In the meantime, the "war on terror" has gravely
damaged the United States internationally. For Muslims, the similarity
between the rough treatment of Iraqi civilians by the U.S. military and
of the Palestinians by the Israelis has prompted a widespread sense of
hostility toward the United States in general. It's not the "war on
terror" that angers Muslims watching the news on television, it's the
victimization of Arab civilians. And the resentment is not limited to
Muslims. A recent BBC poll of 28,000 people in 27 countries that sought
respondents' assessments of the role of states in international affairs
resulted in Israel, Iran and the United States being rated (in that
order) as the states with "the most negative influence on the world."
Alas, for some that is the new axis of evil!
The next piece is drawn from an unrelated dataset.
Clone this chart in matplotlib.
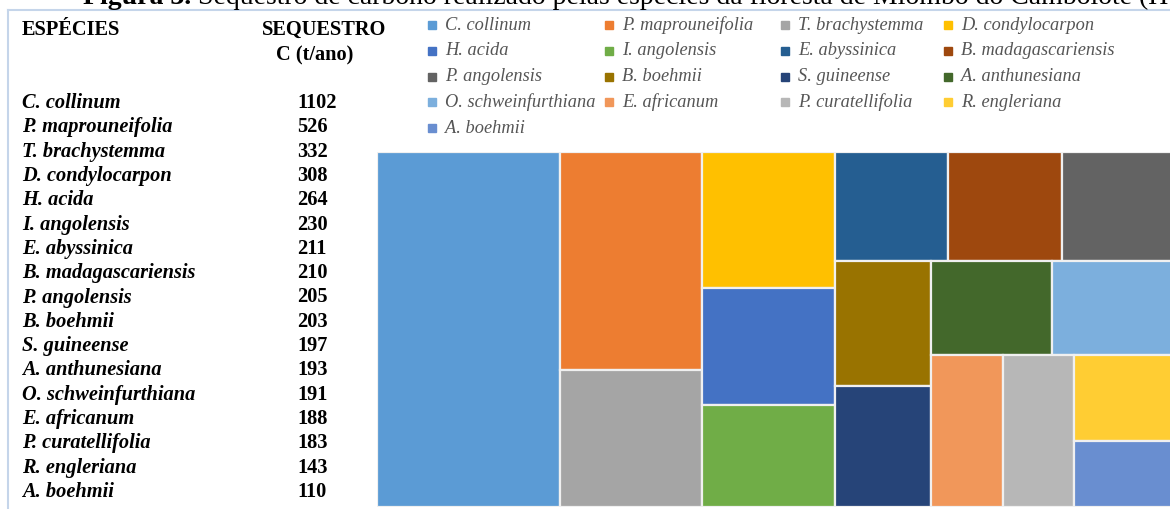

The events of 9/11 could have resulted in a truly
global solidarity against extremism and terrorism. A global alliance of
moderates, including Muslim ones, engaged in a deliberate campaign both
to extirpate the specific terrorist networks and to terminate the
political conflicts that spawn terrorism would have been more productive
than a demagogically proclaimed and largely solitary U.S. "war on
terror" against "Islamo-fascism." Only a confidently determined and
reasonable America can promote genuine international security which then
leaves no political space for terrorism.
Where is the U.S. leader ready to say, "Enough of
this hysteria, stop this paranoia"? Even in the face of future terrorist
attacks, the likelihood of which cannot be denied, let us show some
sense. Let us be true to our traditions.